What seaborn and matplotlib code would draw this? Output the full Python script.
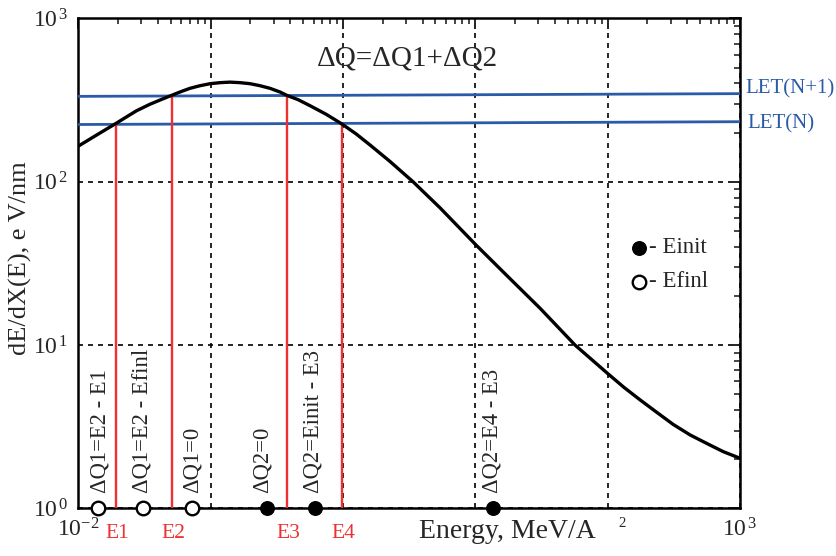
import matplotlib
matplotlib.use("Agg")
import matplotlib.pyplot as plt
import seaborn as sns
import pandas as pd

# stopping power curve
curve_energy = [0.0100, 0.0136, 0.0192, 0.0229, 0.0276, 0.0348, 0.0422, 0.0508, 0.0597, 0.0699,
                0.0832, 0.0990, 0.118, 0.140, 0.167, 0.199, 0.236, 0.281, 0.335, 0.376,
                0.458, 0.564, 0.745, 0.980, 1.26, 1.60, 2.27, 3.39, 5.42, 10.1,
                17.7, 30.9, 56.8, 101, 133, 176, 233, 313, 420, 562, 746, 1000]
curve_let = [165, 192, 227, 248, 272, 298, 318, 338, 356, 373,
             387, 398, 404, 407, 404, 398, 387, 373, 354, 338,
             318, 292, 259, 226, 196, 168, 133, 99.9, 69.2, 41.1,
             26.2, 16.8, 10.0, 6.66, 5.51, 4.62, 3.90, 3.27, 2.82, 2.50, 2.23, 2.03]

# LET thresholds (slightly tilted lines)
let_x = [0.01, 1000]
let_n = [224, 233]
let_n1 = [333, 346]

# crossing energies
e_names = ["E1", "E2", "E3", "E4"]
e_vals = [0.0192, 0.0511, 0.376, 0.979]
e_tops = [226, 337, 337, 226]

# markers on the energy axis
efinl_x = [0.0142, 0.0310, 0.0720]
einit_x = [0.2655, 0.615, 13.55]

# vertical notes
note_text = ["ΔQ1=E2 - E1", "ΔQ1=E2 - Efinl", "ΔQ1=0", "ΔQ2=0", "ΔQ2=Einit - E3", "ΔQ2=E4 - E3"]
note_x = [0.01459, 0.0301, 0.0720, 0.2433, 0.5974, 13.33]

sns.set_style("white")
plt.rcParams["font.family"] = ["Liberation Serif", "DejaVu Serif"]
plt.rcParams["mathtext.fontset"] = "custom"
plt.rcParams["mathtext.rm"] = "Liberation Serif"
plt.rcParams["mathtext.it"] = "Liberation Serif:italic"

BLUE = "#2a5aa8"
RED = "#ee3030"

fig = plt.figure(figsize=(8.37, 5.56), dpi=100)
ax = fig.add_axes([0.0935, 0.0855, 0.7905, 0.8815])
ax.set_xscale("log")
ax.set_yscale("log")
ax.set_xlim(1e-2, 1e3)
ax.set_ylim(1, 1e3)

ax.grid(which="major", color="black", ls=(0, (3, 3)), lw=1.2)
ax.set_axisbelow(True)

curve = pd.DataFrame({"energy": curve_energy, "let": curve_let})
sns.lineplot(data=curve, x="energy", y="let", color="black", lw=2.4,
             estimator=None, sort=False, ax=ax, zorder=4,
             solid_joinstyle="round", solid_capstyle="round")

sns.lineplot(x=let_x, y=let_n1, color=BLUE, lw=2.0, ax=ax, zorder=3)
sns.lineplot(x=let_x, y=let_n, color=BLUE, lw=2.0, ax=ax, zorder=3)

ax.vlines(e_vals, 1, e_tops, color=RED, lw=1.7, zorder=3)
for name, xv in zip(e_names, e_vals):
    ax.annotate(name, xy=(xv, 0), xycoords=("data", "axes fraction"),
                xytext=(1, -11), textcoords="offset points",
                ha="center", va="top", color=RED, fontsize=15.5)

sns.scatterplot(x=efinl_x, y=[1] * len(efinl_x), s=95, color="white",
                edgecolor="black", linewidth=1.7, clip_on=False, zorder=6, ax=ax)
sns.scatterplot(x=einit_x, y=[1] * len(einit_x), s=95, color="black",
                edgecolor="black", linewidth=1.0, clip_on=False, zorder=6, ax=ax)

for txt, xv in zip(note_text, note_x):
    ax.annotate(txt, xy=(xv, 0.032), xycoords=("data", "axes fraction"),
                rotation=90, ha="center", va="bottom", fontsize=16.3)

ax.text(0.498, 0.919, "ΔQ=ΔQ1+ΔQ2", transform=ax.transAxes,
        ha="center", va="center", fontsize=21)

ax.text(1.008, 0.856, "LET(N+1)", transform=ax.transAxes, color=BLUE,
        ha="left", va="center", fontsize=15)
ax.text(1.011, 0.785, "LET(N)", transform=ax.transAxes, color=BLUE,
        ha="left", va="center", fontsize=15)

# legend drawn by hand
ax.scatter([0.847], [0.532], s=95, color="black", transform=ax.transAxes, zorder=6)
ax.scatter([0.847], [0.463], s=95, color="white", edgecolor="black",
           linewidth=1.7, transform=ax.transAxes, zorder=6)
ax.text(0.862, 0.532, "- Einit", transform=ax.transAxes, ha="left", va="center", fontsize=16.5)
ax.text(0.862, 0.463, "- Efinl", transform=ax.transAxes, ha="left", va="center", fontsize=16.5)

ax.set_xticks([1e-2, 1e-1, 1e0, 1e1, 1e2, 1e3])
ax.set_xticklabels([r"$10^{-2}$", "", "", "", "", r"$10^{\,3}$"])
ax.set_yticks([1e0, 1e1, 1e2, 1e3])
ax.set_yticklabels([r"$10^{\,0}$", r"$10^{\,1}$", r"$10^{\,2}$", r"$10^{\,3}$"])
ax.annotate("2", xy=(100, 0), xycoords=("data", "axes fraction"),
            xytext=(8, -6), textcoords="offset points", ha="left", va="top", fontsize=10.5)

ax.tick_params(which="both", direction="in", top=True, right=True, labelsize=17)
ax.tick_params(which="major", length=8, width=1.4, pad=7)
ax.tick_params(which="minor", length=4.5, width=1.2)
for sp in ax.spines.values():
    sp.set_linewidth(1.8)
    sp.set_color("black")

ax.set_xlabel("Energy, MeV/A", fontsize=20)
ax.xaxis.set_label_coords(0.648, -0.022)
ax.set_ylabel("dE/dX(E), e V/nm", fontsize=19)
ax.yaxis.set_label_coords(-0.070, 0.51)

fig.savefig("out.png", dpi=100)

========================

◆ **SET PROBLEM**: Lines containing the string "matplotlib" should be counted; reply with their number and nothing more.

◆ **THE RESPONSE**: 4